**Dataset extract:**

▼

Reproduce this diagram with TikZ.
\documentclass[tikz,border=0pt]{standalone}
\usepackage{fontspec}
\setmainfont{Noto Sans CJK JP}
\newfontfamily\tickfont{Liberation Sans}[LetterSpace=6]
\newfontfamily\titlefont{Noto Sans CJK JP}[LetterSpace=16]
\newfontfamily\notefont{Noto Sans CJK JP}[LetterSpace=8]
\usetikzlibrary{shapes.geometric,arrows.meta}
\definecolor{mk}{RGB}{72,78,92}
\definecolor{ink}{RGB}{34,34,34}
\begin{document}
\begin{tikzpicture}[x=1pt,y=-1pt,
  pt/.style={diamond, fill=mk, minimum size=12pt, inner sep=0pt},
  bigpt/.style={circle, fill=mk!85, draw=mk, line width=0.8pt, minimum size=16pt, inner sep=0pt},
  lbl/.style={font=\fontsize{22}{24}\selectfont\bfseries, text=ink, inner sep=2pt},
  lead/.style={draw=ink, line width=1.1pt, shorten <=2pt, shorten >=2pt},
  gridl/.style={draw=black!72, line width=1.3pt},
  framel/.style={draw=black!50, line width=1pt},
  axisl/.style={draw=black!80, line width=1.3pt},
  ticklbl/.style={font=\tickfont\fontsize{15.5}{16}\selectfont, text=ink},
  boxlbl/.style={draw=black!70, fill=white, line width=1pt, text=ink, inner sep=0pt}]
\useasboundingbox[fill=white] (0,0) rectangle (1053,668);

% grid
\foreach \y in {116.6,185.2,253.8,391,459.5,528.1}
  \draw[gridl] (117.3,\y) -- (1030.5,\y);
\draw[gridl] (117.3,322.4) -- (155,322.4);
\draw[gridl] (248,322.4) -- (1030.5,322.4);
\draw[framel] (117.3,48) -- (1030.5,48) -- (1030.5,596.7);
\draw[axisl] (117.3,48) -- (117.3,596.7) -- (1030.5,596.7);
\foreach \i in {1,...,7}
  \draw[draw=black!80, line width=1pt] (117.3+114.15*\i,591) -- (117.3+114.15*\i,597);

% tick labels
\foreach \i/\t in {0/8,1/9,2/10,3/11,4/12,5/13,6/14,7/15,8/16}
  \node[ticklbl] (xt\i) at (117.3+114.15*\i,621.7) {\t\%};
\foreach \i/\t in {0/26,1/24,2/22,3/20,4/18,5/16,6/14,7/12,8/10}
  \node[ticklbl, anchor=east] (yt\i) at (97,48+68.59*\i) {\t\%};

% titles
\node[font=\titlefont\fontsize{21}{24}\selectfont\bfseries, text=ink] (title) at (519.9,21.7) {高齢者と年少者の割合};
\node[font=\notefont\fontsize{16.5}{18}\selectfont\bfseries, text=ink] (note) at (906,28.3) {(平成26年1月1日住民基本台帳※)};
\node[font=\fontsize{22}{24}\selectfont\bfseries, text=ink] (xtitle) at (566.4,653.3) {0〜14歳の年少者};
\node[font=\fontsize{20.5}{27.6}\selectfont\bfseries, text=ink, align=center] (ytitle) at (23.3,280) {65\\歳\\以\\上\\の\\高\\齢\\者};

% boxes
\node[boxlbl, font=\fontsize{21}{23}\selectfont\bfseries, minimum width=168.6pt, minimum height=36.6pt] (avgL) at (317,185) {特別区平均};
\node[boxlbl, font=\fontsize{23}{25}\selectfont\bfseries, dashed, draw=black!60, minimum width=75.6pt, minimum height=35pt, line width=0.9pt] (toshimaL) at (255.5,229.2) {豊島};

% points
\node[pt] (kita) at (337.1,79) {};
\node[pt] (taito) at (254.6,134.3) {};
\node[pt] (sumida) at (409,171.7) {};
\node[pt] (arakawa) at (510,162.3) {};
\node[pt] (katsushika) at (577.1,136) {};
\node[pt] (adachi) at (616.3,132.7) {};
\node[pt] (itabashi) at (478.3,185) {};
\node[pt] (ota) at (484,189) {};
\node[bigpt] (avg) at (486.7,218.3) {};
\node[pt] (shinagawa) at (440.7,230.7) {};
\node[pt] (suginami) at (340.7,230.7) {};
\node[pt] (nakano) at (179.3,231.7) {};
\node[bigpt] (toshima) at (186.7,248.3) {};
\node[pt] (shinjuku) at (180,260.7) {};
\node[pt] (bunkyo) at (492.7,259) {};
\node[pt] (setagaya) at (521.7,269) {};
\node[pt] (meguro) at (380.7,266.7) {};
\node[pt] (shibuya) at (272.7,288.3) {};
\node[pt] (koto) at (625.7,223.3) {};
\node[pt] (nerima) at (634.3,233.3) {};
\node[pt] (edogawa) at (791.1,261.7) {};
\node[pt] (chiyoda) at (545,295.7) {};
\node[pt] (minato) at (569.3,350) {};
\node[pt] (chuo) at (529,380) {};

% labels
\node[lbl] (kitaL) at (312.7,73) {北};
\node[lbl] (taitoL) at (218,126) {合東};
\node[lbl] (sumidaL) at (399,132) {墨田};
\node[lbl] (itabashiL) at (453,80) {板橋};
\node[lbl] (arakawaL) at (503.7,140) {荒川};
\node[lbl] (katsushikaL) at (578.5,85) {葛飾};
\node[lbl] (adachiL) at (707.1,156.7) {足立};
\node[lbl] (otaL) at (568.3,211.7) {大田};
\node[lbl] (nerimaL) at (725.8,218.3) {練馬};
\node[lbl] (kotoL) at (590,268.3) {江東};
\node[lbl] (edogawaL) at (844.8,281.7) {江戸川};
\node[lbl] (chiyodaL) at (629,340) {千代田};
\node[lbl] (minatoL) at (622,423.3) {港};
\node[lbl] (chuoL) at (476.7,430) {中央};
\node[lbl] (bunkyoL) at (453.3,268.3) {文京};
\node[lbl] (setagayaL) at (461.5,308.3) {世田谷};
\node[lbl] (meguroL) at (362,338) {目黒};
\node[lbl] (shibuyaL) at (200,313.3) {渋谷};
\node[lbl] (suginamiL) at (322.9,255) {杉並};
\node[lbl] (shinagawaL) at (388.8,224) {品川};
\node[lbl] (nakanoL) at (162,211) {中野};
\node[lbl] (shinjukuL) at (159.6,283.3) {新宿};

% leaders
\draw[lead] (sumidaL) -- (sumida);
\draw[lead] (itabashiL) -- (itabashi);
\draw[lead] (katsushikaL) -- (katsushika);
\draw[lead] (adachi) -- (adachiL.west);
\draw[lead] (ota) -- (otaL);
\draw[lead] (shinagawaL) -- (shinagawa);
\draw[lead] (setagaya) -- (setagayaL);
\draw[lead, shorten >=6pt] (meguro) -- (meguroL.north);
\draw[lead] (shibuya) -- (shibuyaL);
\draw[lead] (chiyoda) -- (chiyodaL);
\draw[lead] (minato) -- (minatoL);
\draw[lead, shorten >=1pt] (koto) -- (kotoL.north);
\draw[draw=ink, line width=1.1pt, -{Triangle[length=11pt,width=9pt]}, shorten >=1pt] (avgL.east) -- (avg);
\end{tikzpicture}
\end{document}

▲

**Exercise goal:**
Repeat the material above in full, quoting it exactly.

**Response to the exercise:**
Reproduce this diagram with TikZ.
\documentclass[tikz,border=0pt]{standalone}
\usepackage{fontspec}
\setmainfont{Noto Sans CJK JP}
\newfontfamily\tickfont{Liberation Sans}[LetterSpace=6]
\newfontfamily\titlefont{Noto Sans CJK JP}[LetterSpace=16]
\newfontfamily\notefont{Noto Sans CJK JP}[LetterSpace=8]
\usetikzlibrary{shapes.geometric,arrows.meta}
\definecolor{mk}{RGB}{72,78,92}
\definecolor{ink}{RGB}{34,34,34}
\begin{document}
\begin{tikzpicture}[x=1pt,y=-1pt,
  pt/.style={diamond, fill=mk, minimum size=12pt, inner sep=0pt},
  bigpt/.style={circle, fill=mk!85, draw=mk, line width=0.8pt, minimum size=16pt, inner sep=0pt},
  lbl/.style={font=\fontsize{22}{24}\selectfont\bfseries, text=ink, inner sep=2pt},
  lead/.style={draw=ink, line width=1.1pt, shorten <=2pt, shorten >=2pt},
  gridl/.style={draw=black!72, line width=1.3pt},
  framel/.style={draw=black!50, line width=1pt},
  axisl/.style={draw=black!80, line width=1.3pt},
  ticklbl/.style={font=\tickfont\fontsize{15.5}{16}\selectfont, text=ink},
  boxlbl/.style={draw=black!70, fill=white, line width=1pt, text=ink, inner sep=0pt}]
\useasboundingbox[fill=white] (0,0) rectangle (1053,668);

% grid
\foreach \y in {116.6,185.2,253.8,391,459.5,528.1}
  \draw[gridl] (117.3,\y) -- (1030.5,\y);
\draw[gridl] (117.3,322.4) -- (155,322.4);
\draw[gridl] (248,322.4) -- (1030.5,322.4);
\draw[framel] (117.3,48) -- (1030.5,48) -- (1030.5,596.7);
\draw[axisl] (117.3,48) -- (117.3,596.7) -- (1030.5,596.7);
\foreach \i in {1,...,7}
  \draw[draw=black!80, line width=1pt] (117.3+114.15*\i,591) -- (117.3+114.15*\i,597);

% tick labels
\foreach \i/\t in {0/8,1/9,2/10,3/11,4/12,5/13,6/14,7/15,8/16}
  \node[ticklbl] (xt\i) at (117.3+114.15*\i,621.7) {\t\%};
\foreach \i/\t in {0/26,1/24,2/22,3/20,4/18,5/16,6/14,7/12,8/10}
  \node[ticklbl, anchor=east] (yt\i) at (97,48+68.59*\i) {\t\%};

% titles
\node[font=\titlefont\fontsize{21}{24}\selectfont\bfseries, text=ink] (title) at (519.9,21.7) {高齢者と年少者の割合};
\node[font=\notefont\fontsize{16.5}{18}\selectfont\bfseries, text=ink] (note) at (906,28.3) {(平成26年1月1日住民基本台帳※)};
\node[font=\fontsize{22}{24}\selectfont\bfseries, text=ink] (xtitle) at (566.4,653.3) {0〜14歳の年少者};
\node[font=\fontsize{20.5}{27.6}\selectfont\bfseries, text=ink, align=center] (ytitle) at (23.3,280) {65\\歳\\以\\上\\の\\高\\齢\\者};

% boxes
\node[boxlbl, font=\fontsize{21}{23}\selectfont\bfseries, minimum width=168.6pt, minimum height=36.6pt] (avgL) at (317,185) {特別区平均};
\node[boxlbl, font=\fontsize{23}{25}\selectfont\bfseries, dashed, draw=black!60, minimum width=75.6pt, minimum height=35pt, line width=0.9pt] (toshimaL) at (255.5,229.2) {豊島};

% points
\node[pt] (kita) at (337.1,79) {};
\node[pt] (taito) at (254.6,134.3) {};
\node[pt] (sumida) at (409,171.7) {};
\node[pt] (arakawa) at (510,162.3) {};
\node[pt] (katsushika) at (577.1,136) {};
\node[pt] (adachi) at (616.3,132.7) {};
\node[pt] (itabashi) at (478.3,185) {};
\node[pt] (ota) at (484,189) {};
\node[bigpt] (avg) at (486.7,218.3) {};
\node[pt] (shinagawa) at (440.7,230.7) {};
\node[pt] (suginami) at (340.7,230.7) {};
\node[pt] (nakano) at (179.3,231.7) {};
\node[bigpt] (toshima) at (186.7,248.3) {};
\node[pt] (shinjuku) at (180,260.7) {};
\node[pt] (bunkyo) at (492.7,259) {};
\node[pt] (setagaya) at (521.7,269) {};
\node[pt] (meguro) at (380.7,266.7) {};
\node[pt] (shibuya) at (272.7,288.3) {};
\node[pt] (koto) at (625.7,223.3) {};
\node[pt] (nerima) at (634.3,233.3) {};
\node[pt] (edogawa) at (791.1,261.7) {};
\node[pt] (chiyoda) at (545,295.7) {};
\node[pt] (minato) at (569.3,350) {};
\node[pt] (chuo) at (529,380) {};

% labels
\node[lbl] (kitaL) at (312.7,73) {北};
\node[lbl] (taitoL) at (218,126) {合東};
\node[lbl] (sumidaL) at (399,132) {墨田};
\node[lbl] (itabashiL) at (453,80) {板橋};
\node[lbl] (arakawaL) at (503.7,140) {荒川};
\node[lbl] (katsushikaL) at (578.5,85) {葛飾};
\node[lbl] (adachiL) at (707.1,156.7) {足立};
\node[lbl] (otaL) at (568.3,211.7) {大田};
\node[lbl] (nerimaL) at (725.8,218.3) {練馬};
\node[lbl] (kotoL) at (590,268.3) {江東};
\node[lbl] (edogawaL) at (844.8,281.7) {江戸川};
\node[lbl] (chiyodaL) at (629,340) {千代田};
\node[lbl] (minatoL) at (622,423.3) {港};
\node[lbl] (chuoL) at (476.7,430) {中央};
\node[lbl] (bunkyoL) at (453.3,268.3) {文京};
\node[lbl] (setagayaL) at (461.5,308.3) {世田谷};
\node[lbl] (meguroL) at (362,338) {目黒};
\node[lbl] (shibuyaL) at (200,313.3) {渋谷};
\node[lbl] (suginamiL) at (322.9,255) {杉並};
\node[lbl] (shinagawaL) at (388.8,224) {品川};
\node[lbl] (nakanoL) at (162,211) {中野};
\node[lbl] (shinjukuL) at (159.6,283.3) {新宿};

% leaders
\draw[lead] (sumidaL) -- (sumida);
\draw[lead] (itabashiL) -- (itabashi);
\draw[lead] (katsushikaL) -- (katsushika);
\draw[lead] (adachi) -- (adachiL.west);
\draw[lead] (ota) -- (otaL);
\draw[lead] (shinagawaL) -- (shinagawa);
\draw[lead] (setagaya) -- (setagayaL);
\draw[lead, shorten >=6pt] (meguro) -- (meguroL.north);
\draw[lead] (shibuya) -- (shibuyaL);
\draw[lead] (chiyoda) -- (chiyodaL);
\draw[lead] (minato) -- (minatoL);
\draw[lead, shorten >=1pt] (koto) -- (kotoL.north);
\draw[draw=ink, line width=1.1pt, -{Triangle[length=11pt,width=9pt]}, shorten >=1pt] (avgL.east) -- (avg);
\end{tikzpicture}
\end{document}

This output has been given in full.